Combined with BDD, teams can choose to automate both at scale and for business purposes. This post provides a deep dive into the key anatomy of the test automation pyramid and how BDD helps improve collaboration and efficiency in each pyramid layer.
What is the test automation pyramid?
The test automation pyramid is a conceptual model introduced by Mike Cohn. It outlines the ideal distribution of automated tests across three main layers: unit, service, and UI. The idea is to have more low-level, fast tests and fewer high-cost, high-maintenance UI tests.
The three layers of the test automation pyramid
| Layer | Description | Characteristics |
| Unit tests | Test individual functions or components | Fast, isolated, easy to debug |
| API/service tests | Validate interactions between modules or services | Medium speed, less brittle than UI |
| UI tests | Simulate user interactions through the front end | Slower, prone to breakage, harder to scale |
The pyramid promotes efficiency by running a high volume of fast, reliable tests at the base, while limiting the number of slower UI-based tests at the top. For a deep dive into this model and its practical use in Agile environments, refer to the full guide on Test Automation Pyramid.
What is BDD and why it aligns with the pyramid?
Behavior-Driven Development (BDD) is a software development approach that involves collaboration among different stakeholders, including developers, testers, and business analysts. It defines application behavior using specific and structured natural language. These definitions are translated into executable specifications for meeting the business requirements and the technical solution.
Key principles of BDD
- Write tests in a Given–When–Then format
- Focus on behavior rather than implementation
- Make tests understandable to non-technical users
- Treat tests as documentation and specification
How BDD complements the test automation pyramid?
At the unit test level
While BDD is not typically used for unit tests, teams can write unit-level behaviors in plain language during the design phase to guide development. This aligns developer intent with business logic from the start.
At the API/service layer
BDD fits naturally here. Test cases describing service behavior can be written in Gherkin and mapped to backend validation logic. This supports fast, reliable, and reusable test scripts.
Example:
- Given a user exists with an active account
- When they request their balance
- Then the system should return the correct amount
- At the UI layer
BDD scenarios written in natural language help teams avoid duplicative tests. The Given–When–Then format makes UI flows readable and easier to align with test cases. However, BDD shouldn’t replace deep UI validation; it should complement it with high-value scenarios.
Best practices for using the pyramid and BDD together
Maintain the right balance of test types
Don’t let BDD encourage writing everything at the UI level. Instead, reuse BDD scenarios at the service layer for speed and stability.
Use tagging and test suites
Tag BDD scenarios by test layer (@unit, @api, @ui) so they can be executed selectively based on context (e.g., smoke tests, regression, etc.).

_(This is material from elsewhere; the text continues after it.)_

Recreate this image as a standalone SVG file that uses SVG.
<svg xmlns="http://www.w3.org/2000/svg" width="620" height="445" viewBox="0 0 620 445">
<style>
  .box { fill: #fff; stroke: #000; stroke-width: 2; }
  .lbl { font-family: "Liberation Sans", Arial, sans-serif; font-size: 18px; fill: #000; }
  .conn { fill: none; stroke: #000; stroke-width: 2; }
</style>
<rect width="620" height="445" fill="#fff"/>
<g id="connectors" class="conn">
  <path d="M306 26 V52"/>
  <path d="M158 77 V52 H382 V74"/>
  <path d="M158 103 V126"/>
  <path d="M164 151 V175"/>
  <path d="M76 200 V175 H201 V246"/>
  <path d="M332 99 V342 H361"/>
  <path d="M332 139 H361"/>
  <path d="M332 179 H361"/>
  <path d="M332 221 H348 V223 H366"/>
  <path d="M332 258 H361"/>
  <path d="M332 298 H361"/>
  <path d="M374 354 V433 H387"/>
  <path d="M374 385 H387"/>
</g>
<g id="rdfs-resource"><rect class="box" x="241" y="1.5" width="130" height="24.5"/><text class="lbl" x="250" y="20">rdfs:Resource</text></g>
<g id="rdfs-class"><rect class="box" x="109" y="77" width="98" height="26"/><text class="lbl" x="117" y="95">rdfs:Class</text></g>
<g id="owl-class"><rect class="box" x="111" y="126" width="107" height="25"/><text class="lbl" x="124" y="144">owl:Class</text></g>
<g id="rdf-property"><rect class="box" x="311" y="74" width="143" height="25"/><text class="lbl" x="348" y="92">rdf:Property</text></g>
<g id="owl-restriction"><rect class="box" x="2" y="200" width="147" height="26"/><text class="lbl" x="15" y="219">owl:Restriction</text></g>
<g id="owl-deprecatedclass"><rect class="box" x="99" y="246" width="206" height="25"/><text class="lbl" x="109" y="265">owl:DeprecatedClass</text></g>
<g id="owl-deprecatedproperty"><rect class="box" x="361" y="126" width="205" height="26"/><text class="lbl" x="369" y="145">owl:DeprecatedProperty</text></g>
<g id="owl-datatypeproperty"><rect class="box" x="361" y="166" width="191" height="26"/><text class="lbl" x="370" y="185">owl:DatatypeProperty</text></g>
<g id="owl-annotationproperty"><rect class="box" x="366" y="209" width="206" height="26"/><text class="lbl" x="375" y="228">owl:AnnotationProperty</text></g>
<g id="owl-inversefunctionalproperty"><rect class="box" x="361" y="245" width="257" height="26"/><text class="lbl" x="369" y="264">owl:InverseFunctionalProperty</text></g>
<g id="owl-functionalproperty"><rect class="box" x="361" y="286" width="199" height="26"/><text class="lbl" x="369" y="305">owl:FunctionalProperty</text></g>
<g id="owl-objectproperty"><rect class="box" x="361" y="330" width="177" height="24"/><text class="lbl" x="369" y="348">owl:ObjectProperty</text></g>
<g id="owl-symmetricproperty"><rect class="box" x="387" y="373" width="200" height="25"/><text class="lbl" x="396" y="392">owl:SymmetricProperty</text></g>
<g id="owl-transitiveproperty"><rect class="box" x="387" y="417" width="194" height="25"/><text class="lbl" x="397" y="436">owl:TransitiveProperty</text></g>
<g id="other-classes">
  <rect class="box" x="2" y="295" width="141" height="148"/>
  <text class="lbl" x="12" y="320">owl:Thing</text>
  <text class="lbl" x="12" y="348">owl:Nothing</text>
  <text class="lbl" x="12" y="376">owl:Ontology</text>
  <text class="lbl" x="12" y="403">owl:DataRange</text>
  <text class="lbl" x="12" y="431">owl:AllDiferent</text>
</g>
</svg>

Prioritize behavior-driven scenarios
Focus on high-risk, high-impact flows when using BDD. For example, onboarding, checkout, or authentication are perfect candidates.
Integrate with CI pipelines
Automate the execution of BDD-based tests across all layers in your CI/CD pipeline for continuous feedback.

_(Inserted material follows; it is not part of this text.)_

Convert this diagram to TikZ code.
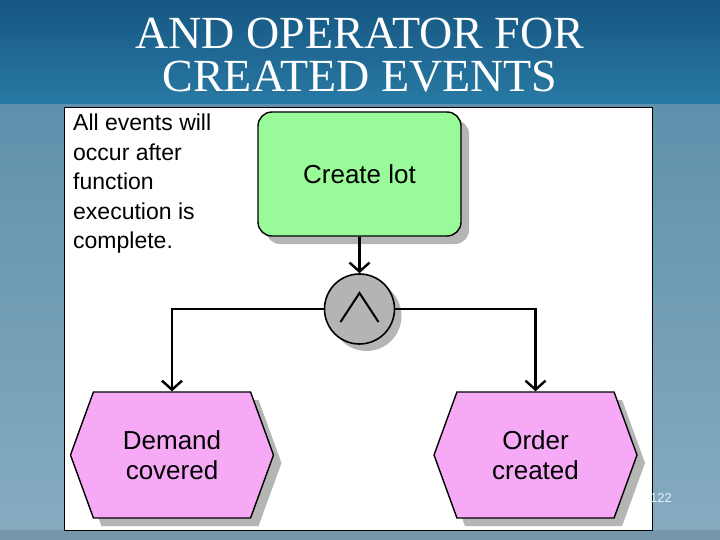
\documentclass[tikz,border=0pt]{standalone}
\usepackage{fontspec}
\setmainfont{Liberation Serif}
\setsansfont{Liberation Sans}
\usetikzlibrary{arrows.meta,positioning,shapes.symbols,shadows}

\definecolor{bandtop}{RGB}{22,86,130}
\definecolor{bandbot}{RGB}{40,122,164}
\definecolor{slidetop}{RGB}{96,144,172}
\definecolor{slidebot}{RGB}{134,172,192}
\definecolor{stripfill}{RGB}{118,150,170}
\definecolor{fnfill}{RGB}{152,250,152}
\definecolor{evfill}{RGB}{246,170,246}
\definecolor{opfill}{RGB}{180,180,180}
\definecolor{shadefill}{RGB}{150,150,150}

\begin{document}
\begin{tikzpicture}[
  x=1pt, y=-1pt,
  font=\sffamily,
  title/.style={align=center, text=white, inner sep=0pt,
                font=\rmfamily\fontsize{46}{43}\selectfont},
  panel/.style={draw, fill=white, line width=0.8pt, inner sep=0pt,
                minimum width=588pt, minimum height=423pt},
  note/.style={align=left, inner sep=0pt,
               font=\sffamily\fontsize{23}{29.5}\selectfont},
  func/.style={draw, line width=1.4pt, fill=fnfill, rounded corners=14pt,
               minimum width=203pt, minimum height=124pt,
               font=\sffamily\fontsize{26}{30}\selectfont,
               drop shadow={shadow xshift=8pt, shadow yshift=-8pt,
                            fill=shadefill, opacity=0.7}},
  evt/.style={draw, line width=1.4pt, fill=evfill, signal,
              signal to=east and west, signal pointer angle=140,
              minimum width=203pt, minimum height=126pt, inner sep=0pt,
              align=center, font=\sffamily\fontsize{26}{30}\selectfont,
              drop shadow={shadow xshift=8pt, shadow yshift=-8pt,
                           fill=shadefill, opacity=0.7}},
  op/.style={circle, draw, line width=1.6pt, fill=opfill,
             minimum size=70pt, inner sep=0pt,
             drop shadow={shadow xshift=7pt, shadow yshift=-7pt,
                          fill=shadefill, opacity=0.7},
             path picture={\draw[line width=2pt]
               ([xshift=-19pt,yshift=-13pt]path picture bounding box.center)
               -- ([yshift=16pt]path picture bounding box.center)
               -- ([xshift=19pt,yshift=-13pt]path picture bounding box.center);}},
  arr/.style={line width=2.4pt, -{Straight Barb[length=9pt, width=20pt]}}
]
  % slide background
  \fill[top color=slidetop, bottom color=slidebot] (0,104) rectangle (720,540);
  \fill[top color=bandtop, bottom color=bandbot] (0,0) rectangle (720,104);
  \fill[stripfill] (0,530) rectangle (720,540);

  \node[title] (title) at (360,55) {AND OPERATOR FOR\\CREATED EVENTS};

  \node[panel] (panel) at (358,318.5) {};
  \node[note, anchor=north west] (note) at (73,114)
    {All events will\\occur after\\function\\execution is\\complete.};

  \node[func] (lot) at (359.5,174) {Create lot};
  \node[op] (and) at (359.5,309) {};
  \node[evt] (demand) at (172,455) {Demand\\covered};
  \node[evt] (order) at (535.5,455) {Order\\created};

  \node[text=white!88!cyan, font=\sffamily\fontsize{13}{13}\selectfont]
    (page) at (661,498) {122};

  \draw[arr] (lot) -- (and);
  \draw[arr] (and.west) -| (demand.north);
  \draw[arr] (and.east) -| (order.north);
\end{tikzpicture}
\end{document}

How does ACCELQ support pyramid-based test automation with BDD?
ACCELQ allows teams to implement the test automation pyramid using a codeless, behavior-driven approach. Its natural language interface lets testers design behavior-driven test logic that spans across UI, API, and backend systems.
With dynamic object handling, reusable test components, and visual test flows, ACCELQ simplifies pyramid alignment. It also integrates with CI/CD tools and supports seamless execution of BDD-style tests with auto-generated step definitions and traceability.
Conclusion
The test automation pyramid is a model that can help guide you in the creation of fast, reliable, and maintainable test suites. Combined with BDD, it is much stronger; it unites stakeholders around a clear, shared understanding and means that test automation is able to make sense at every layer.
Teams that apply the pyramid with BDD principles see improved collaboration, faster feedback, and greater test maintainability. As automation maturity increases, this approach becomes essential for scaling Agile and DevOps successfully.